With his parents, James has purchased an unusual, if run-down, European garden on the big bend at the south end of the Kuitpo forest. A new tasting room is nearing completion; the garden is gradually regathering its beauty, its silver birches and healthy river red gums standing in bright contrast to the wall of pines opposite, a carpet of winter blooms spread beneath. A peacock admired himself in the reflecting door as we nudged the glasses last week.
James, the viticulturer, had planned four shiraz wines and managed their vines accordingly. Two were from vineyards he considers sufficiently distinctive and suitable to be released as single vineyard wines, to offer numerous points of difference for discussion about the nature of McLaren Vale shiraz. Another is a cross-vineyard blend, designed to follow the style of his earlier releases; the fourth is a shiraz viognier.
“I have planned these from the vineyards up”, he said, introducing a string of barrel samples. “This exercise is to test my plan, to ensure the wines are sound and true to my original goal, or if any of them require tweaking or blending.”
The wines from Dudley Brown’s Inkwell vineyard, near the Gulf on California Road, was tighter than most shiraz, reflecting an uncommonly dense grape cell structure: elegant, but highly focused and intense. No changes required. Next was the contrasting monster from the piedmont of Sellicks Hill, from the vines of Paul Petagna. Whilst closer to typical Vales shiraz, with its cuddly big chocolate and licorice, this, too, was tight with mighty tannins, and ever so gradually tapered off into a tail uncommonly elegant and refined after such an opening. Right on the knocker.
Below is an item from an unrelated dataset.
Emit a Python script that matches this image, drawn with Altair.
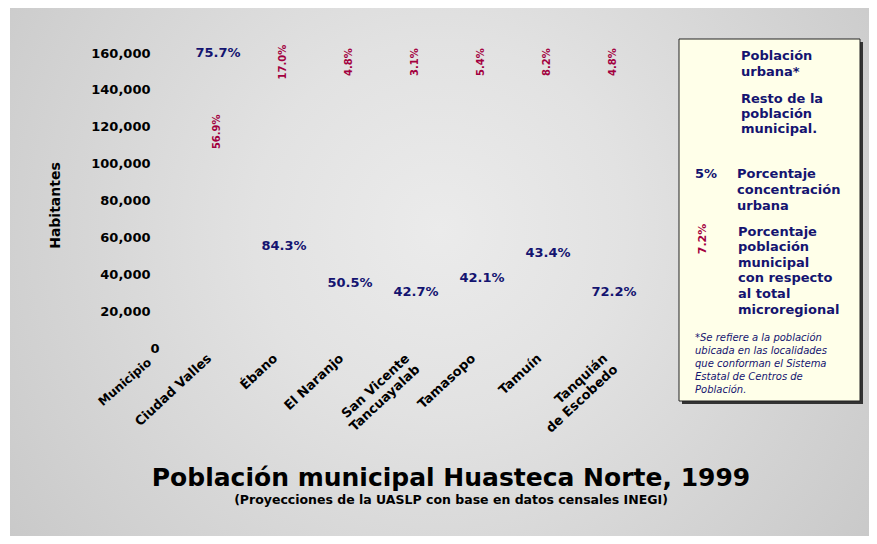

The blended wine, from various sources, followed closely the earlier Lazy Ballerina style – read masterly - and the last, the shiraz viognier, is a lesson to those who mindlessly blend these varieties in the name of fashion alone. No peach syrup in this baby. Uh-huh. It had all the austere acid and tannin elegance of the first three wines, but with the added tannic finesse that only tiny additions of early-picked, cool-climate, co-fermented viognier have to offer.
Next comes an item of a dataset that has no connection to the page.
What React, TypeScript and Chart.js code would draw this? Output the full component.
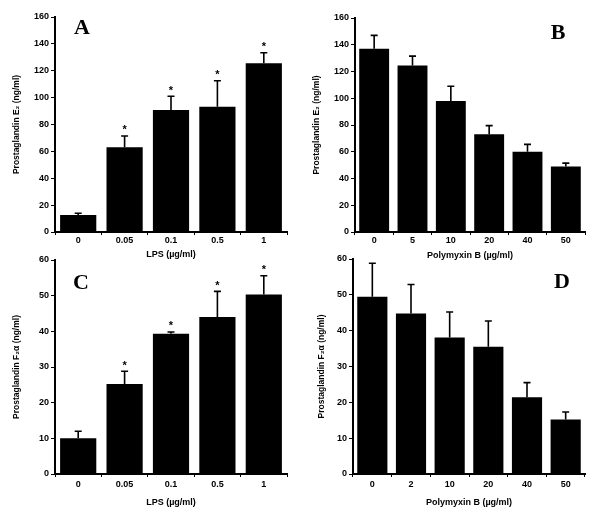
import React, { useEffect, useRef } from "react";
import { Chart, registerables } from "chart.js";

Chart.register(...registerables);

// ---- Data ----
const labelsA = ["0", "0.05", "0.1", "0.5", "1"];
const meanA = [12.6, 63, 90.8, 93.2, 125.5];
const semA = [1.4, 8.4, 10.2, 19.4, 7.9];
const sigA = [false, true, true, true, true];
const ticksA = { max: 160, step: 20 };

const labelsB = ["0", "5", "10", "20", "40", "50"];
const meanB = [137, 124.5, 98, 73, 60, 49];
const semB = [10, 7, 11, 6.5, 5.5, 2.5];
const sigB = [false, false, false, false, false, false];
const ticksB = { max: 160, step: 20 };

const labelsC = ["0", "0.05", "0.1", "0.5", "1"];
const meanC = [10, 25.2, 39.3, 44, 50.3];
const semC = [2, 3.6, 0.5, 7.2, 5.3];
const sigC = [false, true, true, true, true];
const ticksC = { max: 60, step: 10 };

const labelsD = ["0", "2", "10", "20", "40", "50"];
const meanD = [49.5, 44.8, 38.1, 35.5, 21.4, 15.2];
const semD = [9.3, 8.1, 7.1, 7.2, 4.1, 2.1];
const sigD = [false, false, false, false, false, false];
const ticksD = { max: 60, step: 10 };

const FONT = "'Liberation Sans', Arial, sans-serif";

const errorStarsPlugin = {
  id: "errorStars",
  afterDatasetsDraw(chart: any, _args: any, opts: any) {
    const { ctx } = chart;
    const xs = chart.scales.x;
    const ys = chart.scales.y;
    const data = chart.data.datasets[0].data as number[];
    ctx.save();
    ctx.strokeStyle = "#000";
    ctx.fillStyle = "#000";
    ctx.lineWidth = 1.6;
    data.forEach((v: number, i: number) => {
      const x = xs.getPixelForValue(i);
      const yTop = ys.getPixelForValue(v);
      const yErr = ys.getPixelForValue(v + opts.sem[i]);
      ctx.beginPath();
      ctx.moveTo(x, yTop);
      ctx.lineTo(x, yErr);
      ctx.moveTo(x - 3.5, yErr);
      ctx.lineTo(x + 3.5, yErr);
      ctx.stroke();
      if (opts.sig[i]) {
        ctx.font = `bold 11px ${FONT}`;
        ctx.textAlign = "center";
        ctx.textBaseline = "alphabetic";
        ctx.fillText("*", x, yErr - 9 + 6.3);
      }
    });
    ctx.font = `bold 22px 'Liberation Serif', 'Times New Roman', serif`;
    ctx.textAlign = "center";
    ctx.textBaseline = "alphabetic";
    ctx.fillText(opts.letter, opts.lx, opts.ly + 7.3);
    ctx.restore();
  },
};

type Cfg = {
  left: number; top: number; w: number; h: number;
  labels: string[]; mean: number[]; sem: number[]; sig: boolean[];
  yMax: number; step: number;
  xTitle: string; yTitle: string; letter: string; lx: number; ly: number;
  yAxisW: number; xAxisH: number; padR: number; padT: number;
  xTickPad: number; xTitlePadB: number; yTitlePadT: number;
};

function Panel({ cfg }: { cfg: Cfg }) {
  const ref = useRef<HTMLCanvasElement>(null);
  useEffect(() => {
    const tickFont = { family: FONT, size: 9, weight: "bold" as const };
    const xTitleFont = { family: FONT, size: 9, weight: "bold" as const };
    const yTitleFont = { family: FONT, size: 8.5, weight: "bold" as const };
    const chart = new Chart(ref.current as HTMLCanvasElement, {
      type: "bar",
      data: {
        labels: cfg.labels,
        datasets: [
          {
            data: cfg.mean,
            backgroundColor: "#000",
            borderWidth: 0,
            categoryPercentage: 1,
            barPercentage: 0.78,
          },
        ],
      },
      options: {
        responsive: false,
        animation: false,
        devicePixelRatio: 1,
        layout: { padding: { left: 0, right: cfg.padR, top: cfg.padT, bottom: 0 } },
        plugins: {
          legend: { display: false },
          tooltip: { enabled: false },
          // @ts-ignore
          errorStars: { sem: cfg.sem, sig: cfg.sig, letter: cfg.letter, lx: cfg.lx, ly: cfg.ly },
        },
        scales: {
          x: {
            grid: { display: true, drawOnChartArea: false, drawTicks: true, tickLength: 3, color: "#000", lineWidth: 1, offset: true },
            border: { display: true, color: "#000", width: 2 },
            ticks: { color: "#000", font: tickFont, padding: cfg.xTickPad, maxRotation: 0, autoSkip: false },
            title: { display: true, text: cfg.xTitle, color: "#000", font: xTitleFont, padding: { top: 0, bottom: cfg.xTitlePadB } },
            afterFit: (s: any) => { s.height = cfg.xAxisH; },
          },
          y: {
            min: 0,
            max: cfg.yMax,
            grid: { display: true, drawOnChartArea: false, drawTicks: true, tickLength: 4, color: "#000", lineWidth: 1 },
            border: { display: true, color: "#000", width: 2 },
            ticks: { stepSize: cfg.step, color: "#000", font: tickFont, padding: 2 },
            title: { display: true, text: cfg.yTitle, color: "#000", font: yTitleFont, padding: { top: cfg.yTitlePadT, bottom: 0 } },
            afterFit: (s: any) => { s.width = cfg.yAxisW; },
          },
        },
      },
      plugins: [errorStarsPlugin],
    });
    return () => chart.destroy();
  }, []);
  return (
    <canvas
      ref={ref}
      width={cfg.w}
      height={cfg.h}
      style={{ position: "absolute", left: cfg.left, top: cfg.top, width: cfg.w, height: cfg.h }}
    />
  );
}

const panels: Cfg[] = [
  {
    left: 0, top: 0, w: 300, h: 262,
    labels: labelsA, mean: meanA, sem: semA, sig: sigA, yMax: ticksA.max, step: ticksA.step,
    xTitle: "LPS (µg/ml)", yTitle: "Prostaglandin E₂ (ng/ml)", letter: "A", lx: 82, ly: 27,
    yAxisW: 55, xAxisH: 30, padR: 13, padT: 17, xTickPad: 0, xTitlePadB: 2.5, yTitlePadT: 12,
  },
  {
    left: 300, top: 0, w: 301, h: 262,
    labels: labelsB, mean: meanB, sem: semB, sig: sigB, yMax: ticksB.max, step: ticksB.step,
    xTitle: "Polymyxin B (µg/ml)", yTitle: "Prostaglandin E₂ (ng/ml)", letter: "B", lx: 258, ly: 32,
    yAxisW: 55, xAxisH: 30, padR: 16, padT: 18, xTickPad: 0, xTitlePadB: 1.5, yTitlePadT: 12,
  },
  {
    left: 0, top: 250, w: 300, h: 276,
    labels: labelsC, mean: meanC, sem: semC, sig: sigC, yMax: ticksC.max, step: ticksC.step,
    xTitle: "LPS (µg/ml)", yTitle: "Prostaglandin F₂α (ng/ml)", letter: "C", lx: 81, ly: 32,
    yAxisW: 55, xAxisH: 52, padR: 13, padT: 10, xTickPad: 2, xTitlePadB: 18, yTitlePadT: 12,
  },
  {
    left: 300, top: 250, w: 301, h: 276,
    labels: labelsD, mean: meanD, sem: semD, sig: sigD, yMax: ticksD.max, step: ticksD.step,
    xTitle: "Polymyxin B (µg/ml)", yTitle: "Prostaglandin F₂α (ng/ml)", letter: "D", lx: 262, ly: 31,
    yAxisW: 53, xAxisH: 52, padR: 16, padT: 9, xTickPad: 2, xTitlePadB: 18, yTitlePadT: 17,
  },
];

export default function App() {
  return (
    <div style={{ position: "absolute", left: 0, top: 0, width: 601, height: 526, background: "#fff" }}>
      {panels.map((p, i) => (
        <Panel key={i} cfg={p} />
      ))}
    </div>
  );
}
Only one barrel was faintly suss, still showing a little lazy malo-lactic ticking away. It’ll be fine when the Lazy Ballerina tasting room opens in the spring. Which is something worth waiting for, given the maker’s success in defining the flavours of his finished wines in advance, then selecting and managing the vineyards to achieve his goal. We have a new benchmark forming up, there in the forest. I’m hooked.